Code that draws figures
*****
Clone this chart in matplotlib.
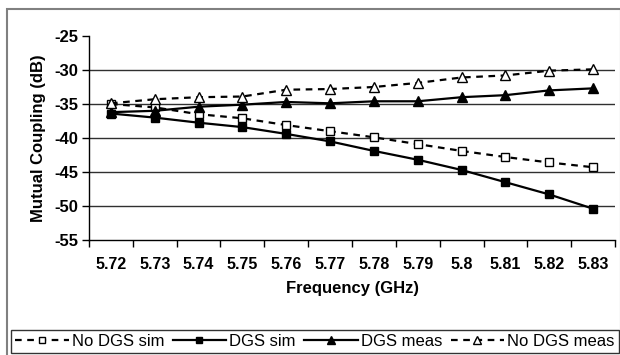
import matplotlib.pyplot as plt
from matplotlib.patches import Rectangle
from matplotlib.lines import Line2D

plt.rcParams['font.family'] = ['Liberation Sans', 'DejaVu Sans']

# frequency categories (GHz)
freq = ["5.72", "5.73", "5.74", "5.75", "5.76", "5.77", "5.78", "5.79", "5.8", "5.81", "5.82", "5.83"]

# mutual coupling values (dB)
no_dgs_sim = [-35.0, -35.5, -36.5, -37.1, -38.1, -39.0, -39.9, -40.9, -41.9, -42.8, -43.6, -44.3]
dgs_sim = [-36.4, -37.0, -37.75, -38.4, -39.4, -40.5, -41.9, -43.2, -44.7, -46.5, -48.3, -50.4]
dgs_meas = [-36.2, -36.0, -35.4, -35.1, -34.7, -34.9, -34.6, -34.6, -34.0, -33.7, -33.0, -32.7]
no_dgs_meas = [-34.9, -34.3, -34.0, -33.9, -32.9, -32.8, -32.5, -31.9, -31.1, -30.8, -30.1, -29.9]

W, H = 620, 355
fig = plt.figure(figsize=(6.2, 3.55), dpi=100)

# outer chart border
fig.patches.append(Rectangle((7 / W, -0.01), 0.99, 1 - 9 / H + 0.01, transform=fig.transFigure,
                             fill=False, edgecolor='#808080', linewidth=1.5))

ax = fig.add_axes([89 / W, 1 - 240 / H, (615 - 89) / W, (240 - 36) / H])
x = list(range(len(freq)))

ax.plot(x, no_dgs_sim, color='black', linestyle=(0, (3, 2.5)), linewidth=1.6,
        marker='s', markersize=6, markerfacecolor='white', markeredgecolor='black', label='No DGS sim')
ax.plot(x, dgs_sim, color='black', linestyle='-', linewidth=1.6,
        marker='s', markersize=6, markerfacecolor='black', label='DGS sim')
ax.plot(x, dgs_meas, color='black', linestyle='-', linewidth=1.6,
        marker='^', markersize=7, markerfacecolor='black', label='DGS meas')
ax.plot(x, no_dgs_meas, color='black', linestyle=(0, (3, 2.5)), linewidth=1.6,
        marker='^', markersize=7, markerfacecolor='white', markeredgecolor='black', label='No DGS meas')

ax.set_xlim(-0.5, len(freq) - 0.5)
ax.set_ylim(-55, -25)
ax.set_yticks([-55, -50, -45, -40, -35, -30, -25])
ax.set_yticklabels(['-55', '-50', '-45', '-40', '-35', '-30', '-25'], fontweight='bold', fontsize=12)
ax.set_xticks(x)
ax.set_xticklabels(freq, fontweight='bold', fontsize=11.5)
ax.set_xticks([i - 0.5 for i in range(len(freq) + 1)], minor=True)
ax.tick_params(axis='x', which='major', length=0, pad=12)
ax.tick_params(axis='x', which='minor', length=5, width=1, direction='out')
ax.tick_params(axis='y', length=5, width=1, direction='out', pad=3)

for v in [-50, -45, -40, -35, -30]:
    ax.axhline(v, color='#303030', linewidth=1, zorder=0)

for s in ['top', 'right']:
    ax.spines[s].set_visible(False)
ax.spines['left'].set_linewidth(1)
ax.spines['bottom'].set_linewidth(1)

ax.set_xlabel('Frequency (GHz)', fontweight='bold', fontsize=12, labelpad=7)
ax.set_ylabel('Mutual Coupling (dB)', fontweight='bold', fontsize=12, labelpad=6)

handles = [
    Line2D([], [], color='black', linestyle=(0, (3, 2.5)), linewidth=1.6, marker='s', markersize=5,
           markerfacecolor='white', markeredgecolor='black'),
    Line2D([], [], color='black', linestyle='-', linewidth=1.6, marker='s', markersize=5, markerfacecolor='black'),
    Line2D([], [], color='black', linestyle='-', linewidth=1.6, marker='^', markersize=6, markerfacecolor='black'),
    Line2D([], [], color='black', linestyle=(0, (3, 2.5)), linewidth=1.6, marker='^', markersize=6,
           markerfacecolor='white', markeredgecolor='black'),
]
leg = fig.legend(handles, ['No DGS sim', 'DGS sim', 'DGS meas', 'No DGS meas'],
                 loc='lower left', bbox_to_anchor=(11 / W, 1 - 353 / H, (619 - 11) / W, 29 / H),
                 mode='expand', ncol=4, fontsize=12, frameon=True, fancybox=False,
                 handlelength=3.2, handletextpad=0.2, columnspacing=0.5, borderpad=0.25,
                 borderaxespad=0)
leg.get_frame().set_edgecolor('black')
leg.get_frame().set_linewidth(1)

fig.savefig('out.png', dpi=100)
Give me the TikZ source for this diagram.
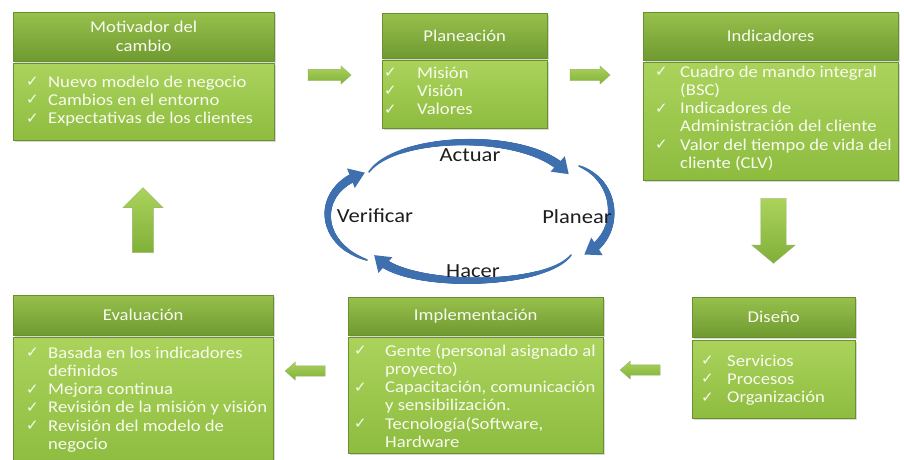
\documentclass[tikz,border=0pt]{standalone}
\usepackage{fontspec}
\setmainfont{Carlito}[FakeStretch=1.13]
\newfontfamily\dejavu{DejaVu Sans}
\usetikzlibrary{shapes.arrows,shadows,arrows.meta,decorations.markings}
\definecolor{hdrtop}{HTML}{97C04C}
\definecolor{hdrbot}{HTML}{6F9A30}
\definecolor{bodytop}{HTML}{ABD35C}
\definecolor{bodybot}{HTML}{8DBC3F}
\definecolor{edge}{HTML}{6A8F2E}
\definecolor{txtw}{HTML}{F8FBEF}
\definecolor{cycblue}{HTML}{3E6FAF}
\definecolor{arrtop}{HTML}{ABD35C}
\definecolor{arrbot}{HTML}{80B038}
\definecolor{lbl}{HTML}{1E1E1E}
\newcommand\ck{\raisebox{0.5pt}{\dejavu\fontsize{15}{15}\selectfont ✓}}
\begin{document}
\begin{tikzpicture}[x=1pt,y=-1pt,
  hdr/.style={rectangle, anchor=north west, inner sep=0pt, top color=hdrtop, bottom color=hdrbot,
    draw=edge, line width=0.4pt, text=txtw, align=center, font=\fontsize{16.5}{19}\selectfont,
    drop shadow={opacity=0.3,shadow xshift=1.5pt,shadow yshift=-1.5pt}},
  bodybox/.style={rectangle, anchor=north west, inner sep=0pt, top color=bodytop, bottom color=bodybot,
    draw=edge, line width=0.4pt,
    drop shadow={opacity=0.3,shadow xshift=1.5pt,shadow yshift=-1.5pt}},
  items/.style={anchor=north west, inner sep=0pt, text=txtw, font=\fontsize{16.5}{18.3}\selectfont},
  blk/.style={single arrow, inner xsep=0pt, top color=arrtop, bottom color=arrbot, draw=edge!70, line width=0.3pt},
  cyc/.style={decoration={markings,
      mark=between positions 0 and -13pt step 0.5pt with {%
        \pgfmathsetmacro\rr{0.8+3.9*(\pgfkeysvalueof{/pgf/decoration/mark info/distance from start}/\pgfdecoratedpathlength)^0.7}%
        \fill[cycblue] (0pt,0pt) circle (\rr pt);},
      mark=at position -7.5pt with {\fill[cycblue] (-7.5pt,-10.5pt) -- (7.5pt,0pt) -- (-7.5pt,10.5pt) -- cycle;}},
    decorate},
  lab/.style={text=lbl, font=\fontsize{20}{22}\selectfont, inner sep=1pt}
]
\useasboundingbox (0,0) rectangle (904,459);
\fill[white] (0,0) rectangle (904,459);

% Motivador del cambio
\node[hdr, minimum width=261pt, minimum height=49pt] (h1) at (13,12) {Motivador del\\cambio};
\node[bodybox, minimum width=261pt, minimum height=77pt] (b1) at (13,63) {};
\node[items] (t1) at (26,74) {\begin{tabular}{@{}p{22pt}@{}l@{}}
\ck & Nuevo modelo de negocio\\
\ck & Cambios en el entorno\\
\ck & Expectativas de los clientes
\end{tabular}};

% Planeacion
\node[hdr, minimum width=165pt, minimum height=45pt] (h2) at (382,13) {Planeación};
\node[bodybox, minimum width=165pt, minimum height=68pt] (b2) at (382,60) {};
\node[items] (t2) at (384,65) {\begin{tabular}{@{}p{33pt}@{}l@{}}
\ck & Misión\\
\ck & Visión\\
\ck & Valores
\end{tabular}};

% Indicadores
\node[hdr, minimum width=255pt, minimum height=48pt] (h3) at (643,12) {Indicadores};
\node[bodybox, minimum width=255pt, minimum height=118pt] (b3) at (643,62) {};
\node[items] (t3) at (655,64) {\begin{tabular}{@{}p{25pt}@{}l@{}}
\ck & Cuadro de mando integral\\
 & (BSC)\\
\ck & Indicadores de\\
 & Administración del cliente\\
\ck & Valor del tiempo de vida del\\
 & cliente (CLV)
\end{tabular}};

% Diseno
\node[hdr, minimum width=163pt, minimum height=40pt] (h4) at (692,297) {Diseño};
\node[bodybox, minimum width=163pt, minimum height=78pt] (b4) at (692,340) {};
\node[items] (t4) at (701,353) {\begin{tabular}{@{}p{26pt}@{}l@{}}
\ck & Servicios\\
\ck & Procesos\\
\ck & Organización
\end{tabular}};

% Implementacion
\node[hdr, minimum width=255pt, minimum height=38pt] (h5) at (348,297) {Implementación};
\node[bodybox, minimum width=255pt, minimum height=116pt] (b5) at (348,337) {};
\node[items] (t5) at (354,343) {\begin{tabular}{@{}p{31pt}@{}l@{}}
\ck & Gente (personal asignado al\\
 & proyecto)\\
\ck & Capacitación, comunicación\\
 & y sensibilización.\\
\ck & Tecnología(Software,\\
 & Hardware
\end{tabular}};

% Evaluacion
\node[hdr, minimum width=260pt, minimum height=40pt] (h6) at (13,295) {Evaluación};
\node[bodybox, minimum width=260pt, minimum height=130pt] (b6) at (13,337) {};
\node[items] (t6) at (26,345) {\begin{tabular}{@{}p{22pt}@{}l@{}}
\ck & Basada en los indicadores\\
 & definidos\\
\ck & Mejora continua\\
\ck & Revisión de la misión y visión\\
\ck & Revisión del modelo de\\
 & negocio
\end{tabular}};

% block arrows
\node[blk, minimum height=43pt, minimum width=18pt, inner ysep=5.5pt, single arrow head extend=3.5pt, single arrow tip angle=84] (a12) at (326.5,75) {};
\node[blk, minimum height=40pt, minimum width=18pt, inner ysep=5.5pt, single arrow head extend=3.5pt, single arrow tip angle=84] (a23) at (587,75) {};
\node[blk, rotate=-90, minimum height=65pt, minimum width=43pt, inner ysep=12.5pt, single arrow head extend=9pt, single arrow tip angle=100] (a34) at (773.5,225.5) {};
\node[blk, rotate=180, minimum height=40pt, minimum width=18pt, inner ysep=5pt, single arrow head extend=4pt, single arrow tip angle=84] (a45) at (643,370) {};
\node[blk, rotate=180, minimum height=40pt, minimum width=18pt, inner ysep=5pt, single arrow head extend=4pt, single arrow tip angle=84] (a56) at (308,371) {};
\node[blk, rotate=90, minimum height=65pt, minimum width=40pt, inner ysep=10.5pt, single arrow head extend=9.5pt, single arrow tip angle=90] (a61) at (143,225.5) {};

% PDCA cycle
\coordinate (ts) at (369,172);  \coordinate (te) at (567,173);
\coordinate (rs) at (579,166);  \coordinate (re) at (584,254);
\coordinate (bs) at (571,255);  \coordinate (be) at (376,256);
\coordinate (ls) at (367,260);  \coordinate (le) at (365,173);
\path[cyc] (ts) .. controls (396,134) and (530,130) .. (te);
\path[cyc] (rs) .. controls (621,182) and (621,238) .. (re);
\path[cyc] (bs) .. controls (545,289) and (400,289) .. (be);
\path[cyc] (ls) .. controls (315,243) and (315,187) .. (le);
\node[lab] (act) at (470,155) {Actuar};
\node[lab] (ver) at (375,216) {Verificar};
\node[lab] (pla) at (577,217) {Planear};
\node[lab] (hac) at (473,271) {Hacer};
\end{tikzpicture}
\end{document}
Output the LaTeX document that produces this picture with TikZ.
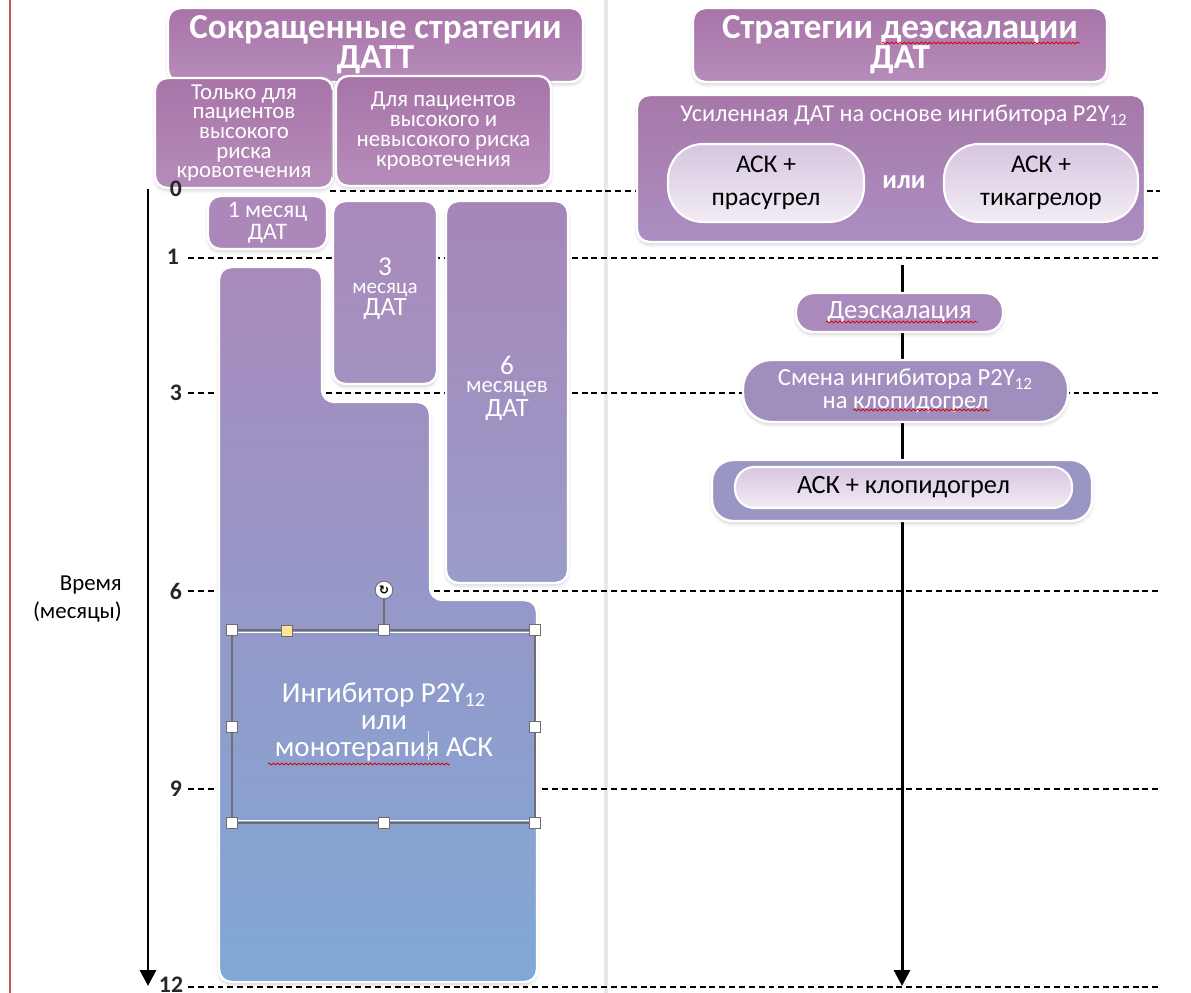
*****
* PROMPT:
Begin at the first line of the material and copy each line exactly through the one containing "-30.8, -30.1, -29.9]". Omit pictures.

* WRITTEN RESPONSE:
Clone this chart in matplotlib.
import matplotlib.pyplot as plt
from matplotlib.patches import Rectangle
from matplotlib.lines import Line2D

plt.rcParams['font.family'] = ['Liberation Sans', 'DejaVu Sans']

# frequency categories (GHz)
freq = ["5.72", "5.73", "5.74", "5.75", "5.76", "5.77", "5.78", "5.79", "5.8", "5.81", "5.82", "5.83"]

# mutual coupling values (dB)
no_dgs_sim = [-35.0, -35.5, -36.5, -37.1, -38.1, -39.0, -39.9, -40.9, -41.9, -42.8, -43.6, -44.3]
dgs_sim = [-36.4, -37.0, -37.75, -38.4, -39.4, -40.5, -41.9, -43.2, -44.7, -46.5, -48.3, -50.4]
dgs_meas = [-36.2, -36.0, -35.4, -35.1, -34.7, -34.9, -34.6, -34.6, -34.0, -33.7, -33.0, -32.7]
no_dgs_meas = [-34.9, -34.3, -34.0, -33.9, -32.9, -32.8, -32.5, -31.9, -31.1, -30.8, -30.1, -29.9]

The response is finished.